Records with drawing code:
»»
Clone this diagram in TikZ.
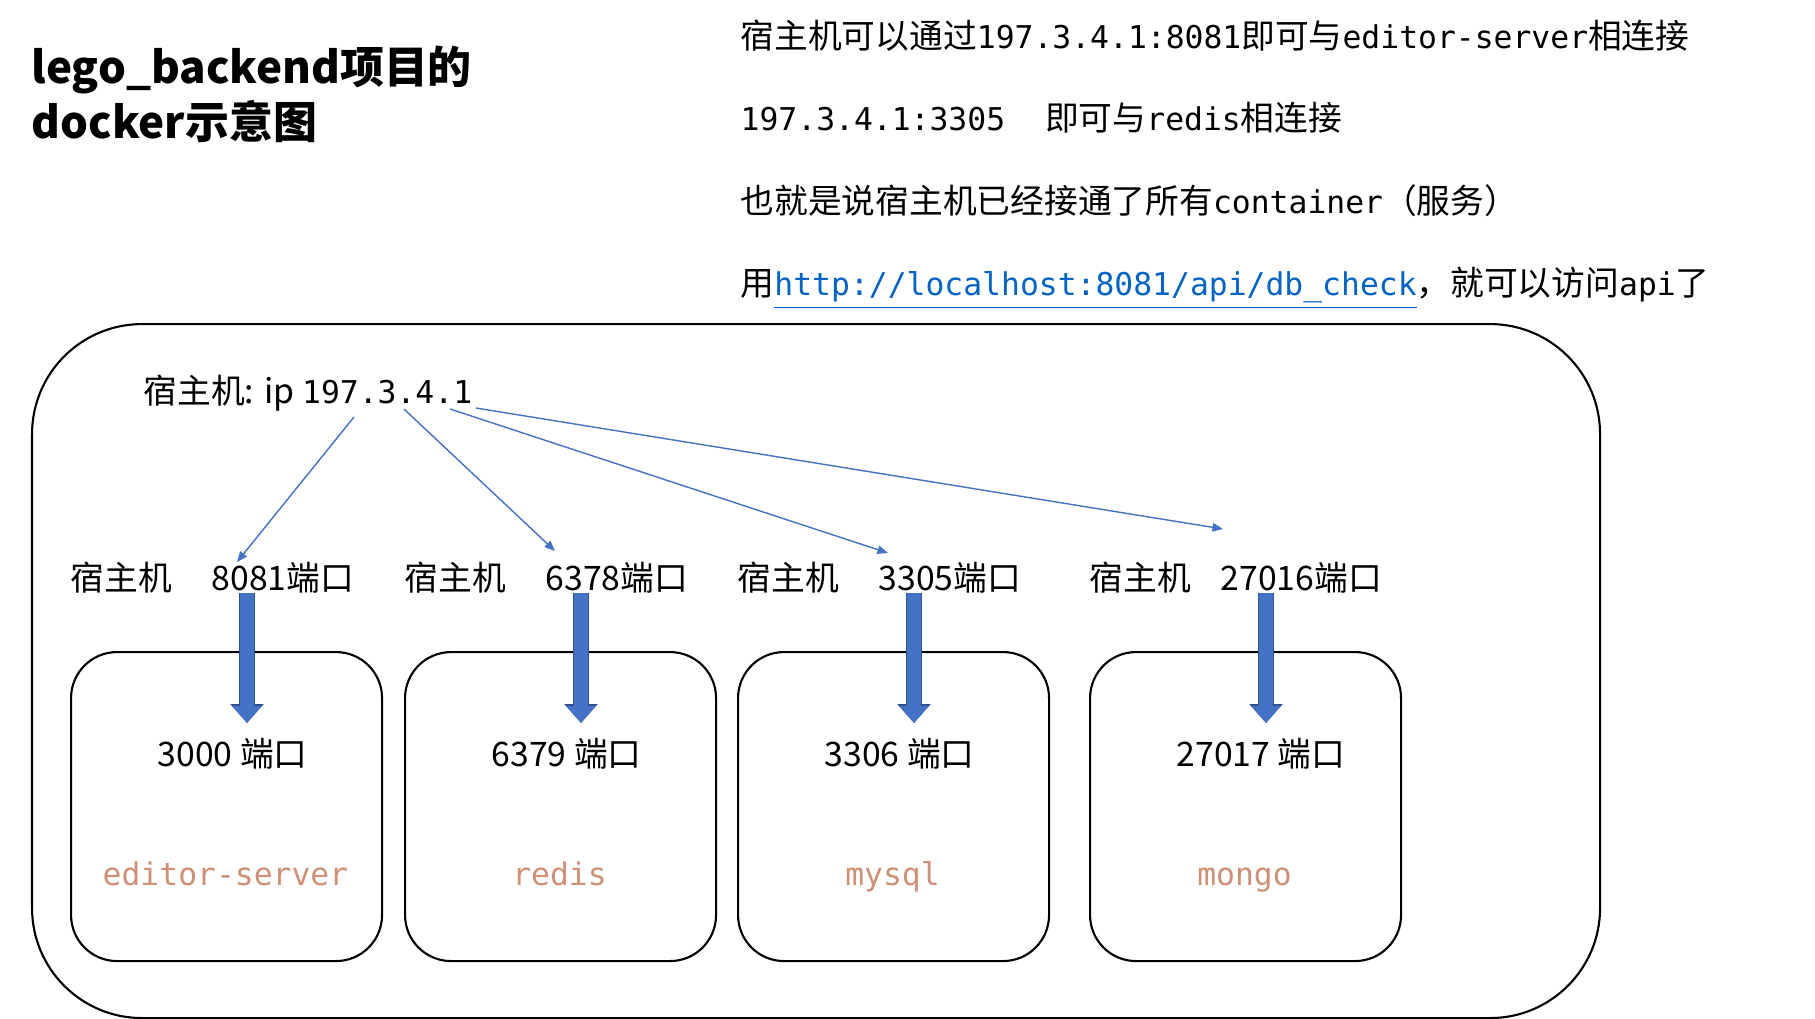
\documentclass[tikz,border=0pt]{standalone}
\usepackage{fontspec}
\setmainfont{Noto Sans CJK SC}
\newfontfamily\cdfont[Scale=0.93]{DejaVu Sans Mono}
\usetikzlibrary{arrows.meta,positioning,calc}
\definecolor{dkblue}{HTML}{4472C4}
\definecolor{dkedge}{HTML}{2F528F}
\definecolor{vsstr}{HTML}{CE9178}
\definecolor{lnk}{HTML}{0563C1}
\newcommand{\tcode}[1]{{\cdfont #1}}
% one container: id, x of host port label, host port, container port, service
\newcommand{\ctr}[5]{%
  \node[txt, anchor=base west] (h#1) at (0,-5.90) {宿主机};
  \node[txt, anchor=base west] (p#1) at (#2,-5.90) {#3端口};
  \node[cbox, anchor=north west] (c#1) at (0,-6.51) {};
  \node[txt, anchor=base west] (q#1) at (0.87,-7.66) {#4 端口};
  \node[svc, anchor=base] (s#1) at (1.555,-8.85) {\tcode{#5}};
  \coordinate (k#1) at (1.77,-7.23);
  \draw[blk] (p#1.south -| k#1) -- (k#1);}
\tikzset{
  txt/.style={font=\fontsize{9.6}{11}\selectfont, inner sep=0pt},
  ttl/.style={font=\fontsize{12.5}{15}\selectfont\bfseries, inner sep=0pt},
  svc/.style={txt, text=vsstr},
  cbox/.style={draw, line width=0.6pt, rounded corners=0.46cm,
    minimum width=3.11cm, minimum height=3.09cm},
  frame/.style={draw, line width=0.6pt, rounded corners=1.1cm,
    minimum width=15.68cm, minimum height=6.94cm},
  blk/.style={dkblue, line width=4pt, -{Triangle[width=8pt,length=4.8pt]},
    preaction={draw=dkedge, line width=4.6pt, -{Triangle[width=9.2pt,length=5.4pt]}}},
  thinar/.style={dkblue, line width=0.4pt, -{Triangle[length=3pt,width=2.4pt]}},
}
\begin{document}
\begin{tikzpicture}[x=1cm,y=1cm]
\useasboundingbox (0,0) rectangle (18.15,-10.18);
\node[ttl, anchor=base west] (ttl1) at (0.31,-0.83) {lego\_backend项目的};
\node[ttl, anchor=base west] (ttl2) at (0.31,-1.38) {docker示意图};

\node[txt, anchor=base west] (l1) at (7.40,-0.48)
  {宿主机可以通过\tcode{197.3.4.1:8081}即可与\tcode{editor-server}相连接};
\node[txt, anchor=base west] (l2) at (7.40,-1.30)
  {\tcode{197.3.4.1:3305}\hspace{0.4cm}即可与\tcode{redis}相连接};
\node[txt, anchor=base west] (l3) at (7.40,-2.13)
  {也就是说宿主机已经接通了所有\tcode{container}（服务）};
\node[txt, anchor=base west] (l4) at (7.40,-2.95)
  {用\textcolor{lnk}{\underline{\tcode{http://localhost:8081/api/db\_check}}}，就可以访问\tcode{api}了};

\node[frame, anchor=north west] (box) at (0.31,-3.23) {};
\node[txt, anchor=base west] (host) at (1.43,-4.03) {宿主机: ip \tcode{197.3.4.1}};

\begin{scope}[xshift=0.70cm]
  \ctr{1}{1.41}{8081}{3000}{editor-server}
\end{scope}
\begin{scope}[xshift=4.04cm]
  \ctr{2}{1.41}{6378}{6379}{redis}
\end{scope}
\begin{scope}[xshift=7.37cm]
  \ctr{3}{1.41}{3305}{3306}{mysql}
\end{scope}
\begin{scope}[xshift=10.89cm]
  \ctr{4}{1.31}{27016}{27017}{mongo}
\end{scope}

\coordinate (e1) at (2.37,-5.62);
\coordinate (e2) at (5.55,-5.51);
\coordinate (e3) at (8.88,-5.53);
\coordinate (e4) at (12.23,-5.29);
\draw[thinar] ($(host.base west)+(2.11,-0.14)$) -- (e1);
\draw[thinar] ($(host.base west)+(2.61,-0.06)$) -- (e2);
\draw[thinar] ($(host.base west)+(3.07,-0.06)$) -- (e3);
\draw[thinar] ($(host.base west)+(3.33,-0.05)$) -- (e4);
\end{tikzpicture}
\end{document}
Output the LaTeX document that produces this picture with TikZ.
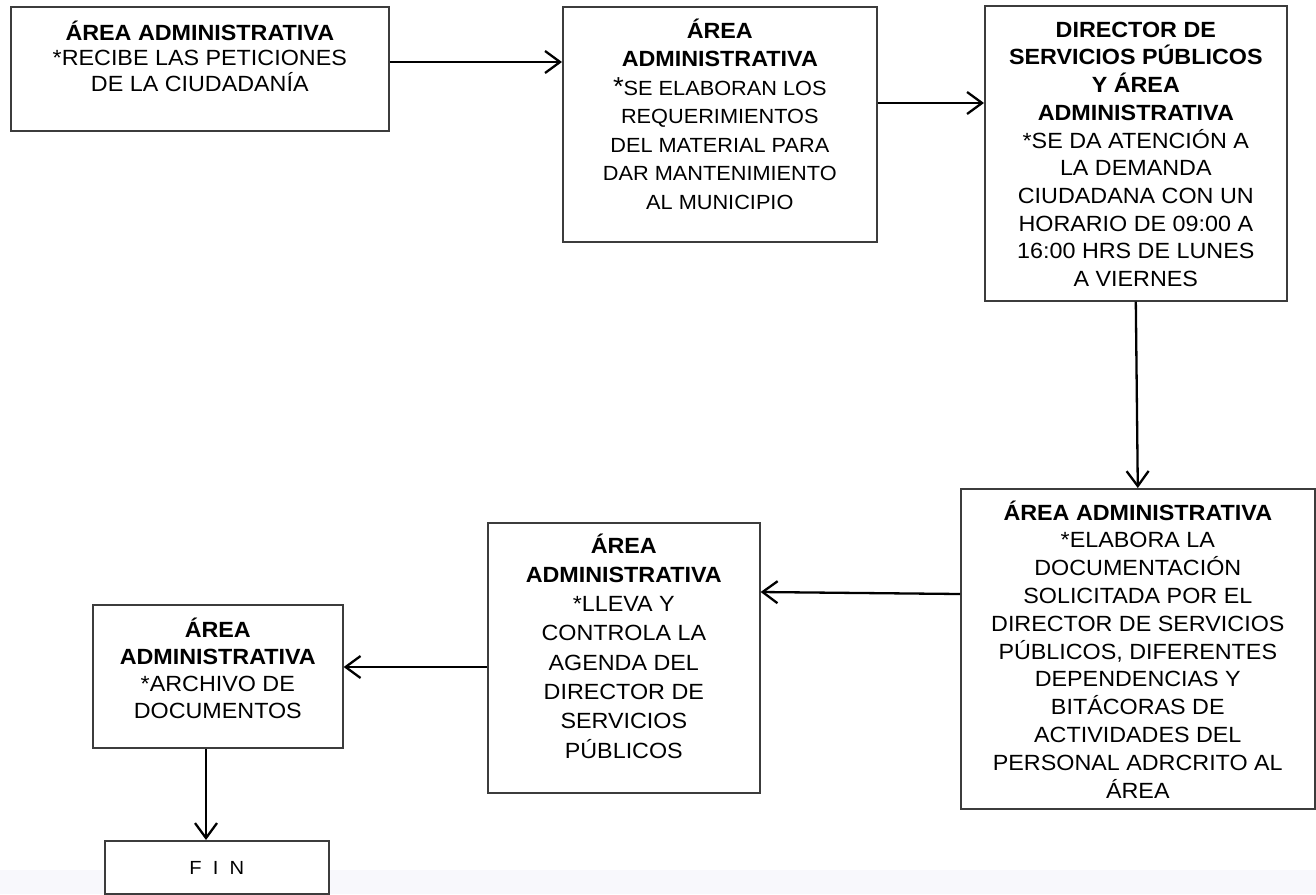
««
WRITTEN EXERCISE: Provide only the number of lines in the records containing the string "this".

RESULT OF THE TASK: 2